Iron Ore's Rally Toward $100 Triggers Alarm as Gains at Risk

  • China Planning Institute sees average price of $65 this year
  • World Steel Association says China’s steel intensity dropping

Iron ore may be headed for trouble. After trashing legions of bearish forecasts with a rally that’s taken benchmark prices back toward $100 a metric ton, the commodity hasn’t swayed all the skeptics and even some miners are flagging concerns that recent gains are probably overdone.

The commodity will probably average $65 a ton this year, according to the China Metallurgical Industry Planning & Research Institute, a state-linked body that helps to guide policy in the world’s largest steelmaker. BHP Billiton Ltd. has said the market is likely to come under pressure, while Macquarie Group Ltd. is warning there’s a risk of steep losses amid abundant supply.

Iron ore soared in 2016 as growth in China stabilized and steel production held up, boosting demand for cargoes from Brazil and Australia. The rally has extended into this year, given added impetus by rising steel prices and elevated demand for higher-grade ores. While the advance has supercharged miners’ profits and share prices, it’s also spurred forecasts for renewed losses as mine supplies rise and stockpiles in China stand at records.
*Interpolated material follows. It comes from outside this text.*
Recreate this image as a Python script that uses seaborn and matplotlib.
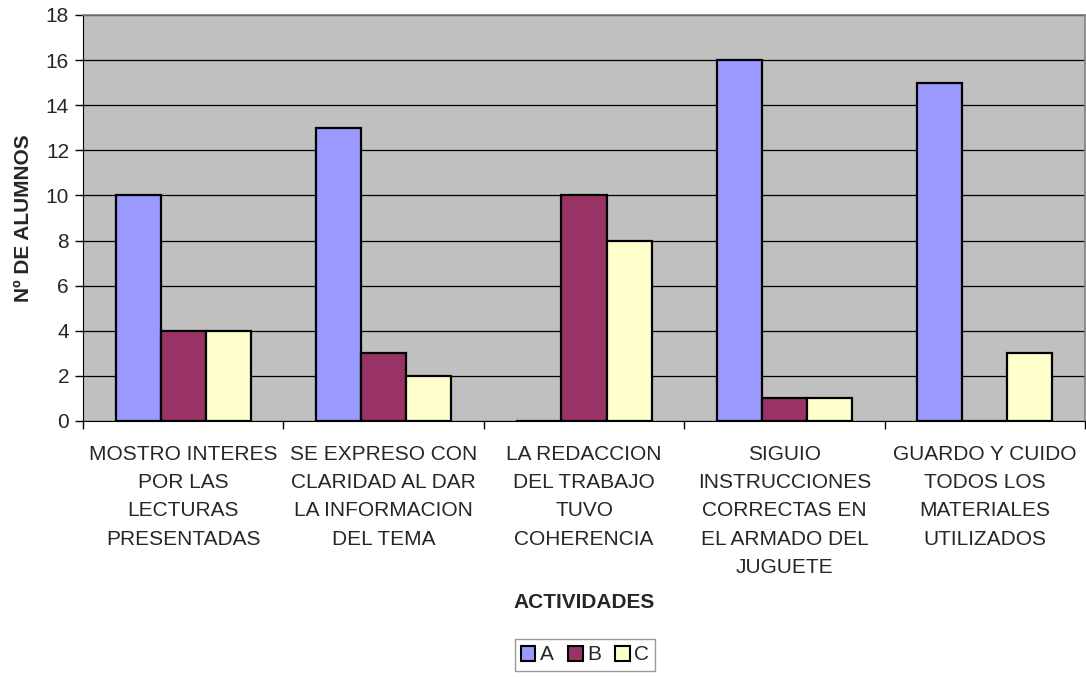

“With inventory levels high for both steel and iron ore, it is only a matter of time in our view before confidence in demand meeting elevated expectations starts to wane, and mills go into a destocking cycle for iron ore,” Macquarie analysts including Ian Roper said in a note dated Feb. 20. With “supply in abundance, we’d therefore expect prices to fall sharply toward a more fundamentally supported $60 a ton level,” they said.

Long Way Down

That’s a long way down from current levels. Ore with 62 percent content in Qingdao rose 2.7 percent to $94.86 a dry ton on Tuesday, the highest since August 2014, according to Metal Bulletin Ltd. Prices have gained 20 percent this year after jumping more than 80 percent in 2016. Futures in Asia fell on Wednesday, with the contract in Singapore down 1 percent.

While a driver of the surge has been investors’ expectations for sustained improvements in steel production and consumption in China, there’s doubt from within the country that’s likely. Steel demand in China will probably contract 1.8 percent this year, and go on falling right through to 2030, the Planning & Research Institute’s Lv Zhenhua told a conference in Dalian on Wednesday.

The World Steel Association is also cautious on the outlook in the country that accounts for half of global supply. Steel intensity is entering an era of decline, Frank Zhong, the group’s chief representative in Beijing, told the conference. Development goals in 13th Five-Year Plan won’t add much demand, while the slowdown in GDP growth will have a significant negative impact, he said.

“Demand in the first and second quarter could be okay because of ongoing infrastructure investment, but beyond that it’s difficult to say,” Zhong said. “Demand last year was high, so it would have to rise from a very high base. We still expect demand to decline this year as a whole, maybe 2 percent.”

‘Under Pressure’

While BHP reported a surge in first-half profit on Tuesday after commodities including iron ore recovered, the world’s largest miner also suggested iron ore might soften. The market is “likely to come under pressure in the short term from moderating Chinese steel demand growth, high port inventories and incremental low-cost supply,” the company said.

There are signs of plentiful supply at ports, as well as new mines coming on stream. Port holdings expanded 0.5 percent to 127.6 million tons last week, rising for the eighth straight week, according to Shanghai SteelHome E-Commerce Co. They’re up about 48 million tons since June 2015. In Brazil, Vale SA is now bringing on output from S11D, it’s largest project.

Rising stockpiles are a downside risk, according to Goldman Sachs Group Inc., although strong demand is supporting prices near term. “Inventory levels are likely to increase further and could potentially set new records,” the bank said in a report received on Wednesday. “An eventual destocking phase would require domestic producers to scale output down as prices fall below the Chinese cost curve, and the outlook for the second half is relatively bearish.”

Fortescue Metals Group Ltd., the fourth-biggest exporter, reported first-half profit almost quadrupled on Wednesday, saying China’s policies and infrastructure projects are supporting steel demand and iron ore prices. Still, the company that’s been a cheerleader for the industry, combined a statement of faith in the outlook with a suggestion the run-up may be overdone.

“In the short term, we’re seeing stocks increase and prices increase at the same time, which is very unusual,” Chief Executive Officer Nev Power said on a conference call. He added: “We will see it moderate back to more sustainable -- or should I say -- historic levels because it does seem to be just driven by a short term market right now.”